Paper short abstract:
Fish farm managers are testing digital technologies’ capacities to deliver on the simultaneous promise of productivity and sustainability. The paper zooms in on the everyday negotiations of data analysts, which can be relevant for how workers care for fish and their environment.
Paper long abstract:
Digital technologies are used on fish farms, among others, to track spawning, automate feeding, simulate algae concentrations or to predict consumer demand. The (contested) promise of these technologies is to increase food production, while reducing pollution and waste through efficiency gains and decreased resource usage. However, we rarely ask how work practices change with these technologies, in particular if and whether the experienced relations between workers, animals and habitats change.

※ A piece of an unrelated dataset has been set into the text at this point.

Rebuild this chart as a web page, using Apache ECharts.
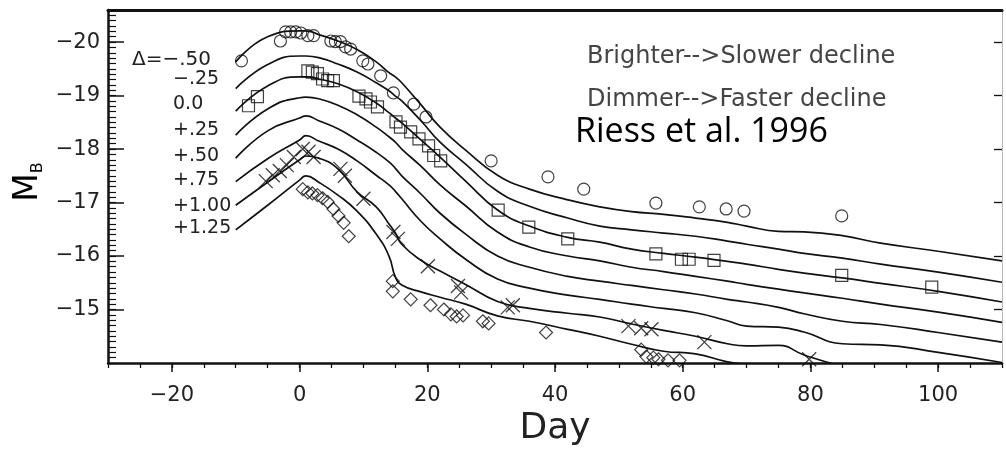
<!DOCTYPE html>
<html lang="en">
<head>
  <meta charset="UTF-8">
  <title>MLCS light curves - Riess et al. 1996</title>
  <script src="https://cdn.jsdelivr.net/npm/echarts@6.0.0/dist/echarts.min.js"></script>
  <style>
    html, body {
      margin: 0;
      padding: 0;
      background: #fff;
    }

    #main {
      width: 1006px;
      height: 453px;
    }
  </style>
</head>
<body>
<div id="main"></div>
<script>
  // day grid shared by the template curves
  var days = [-10, -5, 0, 1, 3, 6, 9, 12, 14, 15, 16, 19, 22, 26, 31, 36, 42, 47, 52, 57, 62, 67, 70, 75, 79, 85, 91, 100, 110];

  // template curves M_B(day), one per delta
  var curveM050 = [-19.63, -20.10, -20.21, -20.21, -20.14, -20.02, -19.86, -19.63, -19.43, -19.35, -19.24, -18.83, -18.41, -17.98, -17.51, -17.25, -17.05, -16.92, -16.83, -16.78, -16.71, -16.63, -16.56, -16.46, -16.45, -16.38, -16.24, -16.09, -15.91];
  var curveM025 = [-19.13, -19.58, -19.74, -19.74, -19.71, -19.59, -19.44, -19.24, -19.09, -18.99, -18.90, -18.53, -18.13, -17.72, -17.21, -16.93, -16.71, -16.56, -16.49, -16.43, -16.37, -16.28, -16.22, -16.13, -16.05, -15.96, -15.85, -15.70, -15.51];
  var curveP000 = [-18.71, -19.18, -19.35, -19.35, -19.31, -19.22, -19.07, -18.86, -18.68, -18.58, -18.49, -18.17, -17.85, -17.40, -16.86, -16.56, -16.35, -16.26, -16.13, -16.05, -15.98, -15.90, -15.85, -15.75, -15.68, -15.59, -15.49, -15.34, -15.14];
  var curveP025 = [-18.26, -18.75, -18.96, -18.97, -18.94, -18.82, -18.64, -18.41, -18.23, -18.13, -18.00, -17.68, -17.33, -16.94, -16.45, -16.17, -16.00, -15.91, -15.79, -15.71, -15.62, -15.53, -15.47, -15.38, -15.31, -15.21, -15.10, -14.95, -14.76];
  var curveP050 = [-17.83, -18.34, -18.58, -18.62, -18.53, -18.38, -18.17, -17.94, -17.76, -17.64, -17.50, -17.16, -16.80, -16.41, -16.00, -15.79, -15.62, -15.53, -15.45, -15.37, -15.29, -15.19, -15.14, -15.04, -14.92, -14.78, -14.72, -14.57, -14.39];
  var curveP075 = [-17.39, -17.82, -18.17, -18.25, -18.15, -18.00, -17.78, -17.51, -17.33, -17.21, -17.07, -16.65, -16.32, -15.94, -15.57, -15.40, -15.27, -15.19, -15.10, -15.02, -14.94, -14.79, -14.69, -14.67, -14.58, -14.36, -14.34, -14.20, -14.01];
  var curveP100 = [-16.95, -17.38, -17.80, -17.87, -17.83, -17.63, -17.20, -16.92, -16.60, -16.43, -16.22, -15.92, -15.72, -15.47, -15.15, -15.02, -14.93, -14.86, -14.73, -14.61, -14.50, -14.36, -14.32, -14.33, -14.15, -13.94, -13.80, -13.60, -13.40];
  var curveP125 = [-16.49, -16.95, -17.42, -17.50, -17.38, -17.14, -16.84, -16.41, -16.00, -15.61, -15.46, -15.33, -15.23, -15.10, -14.88, -14.78, -14.63, -14.50, -14.35, -14.22, -14.17, -14.02, -13.96, -13.79, -13.65, -13.45, -13.25, -12.95, -12.60];

  var deltaLabels = ['Δ=−.50', '−.25', '0.0', '+.25', '+.50', '+.75', '+1.00', '+1.25'];

  // observed supernovae
  var circleDays = [-9.1, -3.0, -2.2, -1.4, -0.6, 0.2, 1.3, 2.2, 4.9, 5.6, 6.4, 7.2, 8.0, 9.9, 10.7, 12.7, 14.7, 17.9, 19.8, 30.0, 38.9, 44.5, 55.8, 62.6, 66.8, 69.6, 84.9];
  var circleMags = [-19.65, -20.02, -20.19, -20.19, -20.19, -20.17, -20.12, -20.12, -20.02, -20.01, -20.01, -19.91, -19.87, -19.65, -19.59, -19.37, -19.05, -18.84, -18.60, -17.78, -17.48, -17.25, -16.99, -16.92, -16.88, -16.84, -16.75];

  var squareDays = [-8.0, -6.6, 1.3, 2.0, 2.8, 3.6, 4.4, 5.3, 9.3, 10.4, 11.1, 12.2, 15.1, 15.8, 17.4, 18.7, 20.2, 21.0, 22.1, 31.1, 35.9, 42.0, 55.8, 59.8, 61.0, 64.9, 84.9, 99.0];
  var squareMags = [-18.81, -18.98, -19.46, -19.44, -19.41, -19.31, -19.28, -19.28, -18.99, -18.94, -18.88, -18.79, -18.51, -18.41, -18.32, -18.19, -18.06, -17.88, -17.78, -16.86, -16.54, -16.32, -16.04, -15.94, -15.94, -15.92, -15.64, -15.42];

  var crossDays = [-5.3, -4.2, -3.1, -2.0, -0.9, 0.5, 1.4, 2.2, 6.4, 7.1, 10.0, 14.7, 15.4, 20.1, 24.8, 25.3, 32.6, 33.4, 51.5, 53.5, 55.1, 63.4, 79.8];
  var crossMags = [-17.40, -17.51, -17.59, -17.70, -17.85, -18.00, -17.95, -17.85, -17.63, -17.50, -17.07, -16.45, -16.32, -15.81, -15.44, -15.32, -15.04, -15.08, -14.69, -14.65, -14.63, -14.39, -14.07];

  var diamondDays = [0.5, 1.3, 2.0, 2.8, 3.6, 4.4, 5.3, 6.1, 6.9, 7.7, 14.6, 14.6, 17.4, 20.5, 22.6, 23.7, 24.6, 25.6, 28.7, 29.6, 38.6, 53.5, 54.3, 55.4, 56.2, 57.7, 59.5];
  var diamondMags = [-17.25, -17.19, -17.17, -17.14, -17.08, -17.01, -16.88, -16.75, -16.62, -16.37, -15.53, -15.34, -15.19, -15.08, -15.00, -14.91, -14.87, -14.89, -14.78, -14.74, -14.57, -14.25, -14.12, -14.10, -14.07, -14.05, -14.05];

  // axis ticks
  var xMajor = [-20, 0, 20, 40, 60, 80, 100];
  var yMajor = [-20, -19, -18, -17, -16, -15];

  var FONT = '"DejaVu Sans", sans-serif';
  var INK = '#111';

  function pairs(xs, ys) {
    var out = [];
    for (var i = 0; i < xs.length; i++) {
      out.push([xs[i], ys[i]]);
    }
    return out;
  }

  function minus(v) {
    return String(v).replace('-', '−');
  }

  var myChart = echarts.init(document.getElementById('main'), null, {renderer: 'canvas'});

  var curves = [curveM050, curveM025, curveP000, curveP025, curveP050, curveP075, curveP100, curveP125];
  var series = [];
  curves.forEach(function (c, k) {
    series.push({
      name: deltaLabels[k],
      type: 'line',
      xAxisIndex: 0,
      yAxisIndex: 0,
      data: pairs(days, c),
      showSymbol: false,
      smooth: 0.5,
      clip: true,
      lineStyle: {color: INK, width: 1.7},
      z: 2
    });
  });

  function marks(xs, ys, symbol, size, width) {
    return {
      type: 'scatter',
      xAxisIndex: 0,
      yAxisIndex: 0,
      data: pairs(xs, ys),
      symbol: symbol,
      symbolSize: size,
      clip: true,
      itemStyle: {color: 'rgba(0,0,0,0)', borderColor: INK, borderWidth: width},
      z: 3
    };
  }

  series.push(marks(circleDays, circleMags, 'circle', 12, 1.2));
  series.push(marks(squareDays, squareMags, 'rect', 12, 1.2));
  series.push(marks(crossDays, crossMags, 'path://M0,0L10,10M10,0L0,10', 14, 1.3));
  series.push(marks(diamondDays, diamondMags, 'diamond', 13, 1.2));

  // Δ labels at the left end of the curves
  var labelY = [60, 79, 104, 130, 156, 180, 206, 228];
  var graphics = [];
  deltaLabels.forEach(function (t, k) {
    graphics.push({
      type: 'text',
      x: k === 0 ? 132 : 173,
      y: labelY[k],
      style: {text: t, font: (k === 0 ? '20px ' : '19px ') + FONT, fill: '#222', align: 'left', verticalAlign: 'middle'}
    });
  });
  graphics.push({
    type: 'text', x: 587, y: 57,
    style: {text: 'Brighter-->Slower decline', font: '24px ' + FONT, fill: '#444', align: 'left', verticalAlign: 'middle'}
  });
  graphics.push({
    type: 'text', x: 587, y: 100,
    style: {text: 'Dimmer-->Faster decline', font: '24px ' + FONT, fill: '#444', align: 'left', verticalAlign: 'middle'}
  });
  graphics.push({
    type: 'text', x: 575, y: 132,
    style: {text: 'Riess et al. 1996', font: '34px "Open Sans", "Noto Sans", sans-serif', fill: '#000', align: 'left', verticalAlign: 'middle'}
  });
  // y axis title M_B
  graphics.push({
    type: 'text', x: 28, y: 182, rotation: Math.PI / 2,
    style: {
      text: '{m|M}{b|B}',
      align: 'center',
      verticalAlign: 'middle',
      rich: {
        m: {fontSize: 33, fontFamily: FONT, color: '#222', lineHeight: 36},
        b: {fontSize: 16, fontFamily: FONT, color: '#222', verticalAlign: 'bottom'}
      }
    }
  });

  var gridBox = {left: 108, right: 4, top: 10, bottom: 90, containLabel: false, outerBoundsMode: 'none'};

  var option = {
    animation: false,
    backgroundColor: '#fff',
    grid: [gridBox, gridBox],
    xAxis: [
      {
        // minor ticks every 5 days
        gridIndex: 0, type: 'value', position: 'bottom', min: -30, max: 110, interval: 5,
        axisLine: {onZero: false, lineStyle: {color: INK, width: 2.5}},
        axisTick: {inside: false, length: 5, lineStyle: {color: INK, width: 1.3}},
        axisLabel: {show: false},
        splitLine: {show: false}
      },
      {
        gridIndex: 1, type: 'value', position: 'bottom', min: -30, max: 110,
        axisLine: {show: false, onZero: false},
        axisTick: {inside: false, length: 9, customValues: xMajor, lineStyle: {color: INK, width: 1.5}},
        axisLabel: {customValues: xMajor, formatter: minus, fontSize: 21, fontFamily: FONT, color: '#222', margin: 22},
        splitLine: {show: false},
        name: 'Day', nameLocation: 'middle', nameGap: 45,
        nameTextStyle: {fontSize: 36, fontFamily: FONT, color: '#222'}
      },
      {
        gridIndex: 1, type: 'value', position: 'top', min: -30, max: 110,
        axisLine: {onZero: false, lineStyle: {color: INK, width: 3}},
        axisTick: {show: false},
        axisLabel: {show: false},
        splitLine: {show: false}
      }
    ],
    yAxis: [
      {
        // minor ticks every 0.1 mag
        gridIndex: 0, type: 'value', position: 'left', inverse: true, min: -20.6, max: -14, interval: 0.1,
        axisLine: {onZero: false, lineStyle: {color: INK, width: 2.5}},
        axisTick: {inside: true, length: 8, lineStyle: {color: INK, width: 1.2}},
        axisLabel: {show: false},
        splitLine: {show: false}
      },
      {
        gridIndex: 1, type: 'value', position: 'left', inverse: true, min: -20.6, max: -14,
        axisLine: {show: false, onZero: false},
        axisTick: {inside: true, length: 16, customValues: yMajor, lineStyle: {color: INK, width: 1.5}},
        axisLabel: {customValues: yMajor, formatter: minus, fontSize: 21, fontFamily: FONT, color: '#222', margin: 8},
        splitLine: {show: false}
      },
      {
        gridIndex: 1, type: 'value', position: 'right', inverse: true, min: -20.6, max: -14,
        axisLine: {onZero: false, lineStyle: {color: '#aaa', width: 1, type: 'dotted'}},
        axisTick: {inside: true, length: 8, customValues: yMajor, lineStyle: {color: INK, width: 1.3}},
        axisLabel: {show: false},
        splitLine: {show: false}
      }
    ],
    graphic: graphics,
    series: series
  };

  myChart.setOption(option);
</script>
</body>
</html>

As part of ethnographic fieldwork on two small-scale fish farms in the Netherlands, I follow how farm managers test digital technologies’ capacities to deliver on the simultaneous promise of productivity and sustainability. I zoom in on the practices of a relatively new role, the data analyst, showing how this worker negotiates responsibilities of care for the data, care for the fish and productivity on an everyday basis. A recurring negotiation, for instance, is between optimizing a system for enhancing fish growth and optimizing for circularity (re-use) of water. This project thereby combines an analysis of data practices with insights about how diverse, interdependent relations of care between workers, animals and habitats are rearranged in work practices (Verbeek 2014; Pols 2015).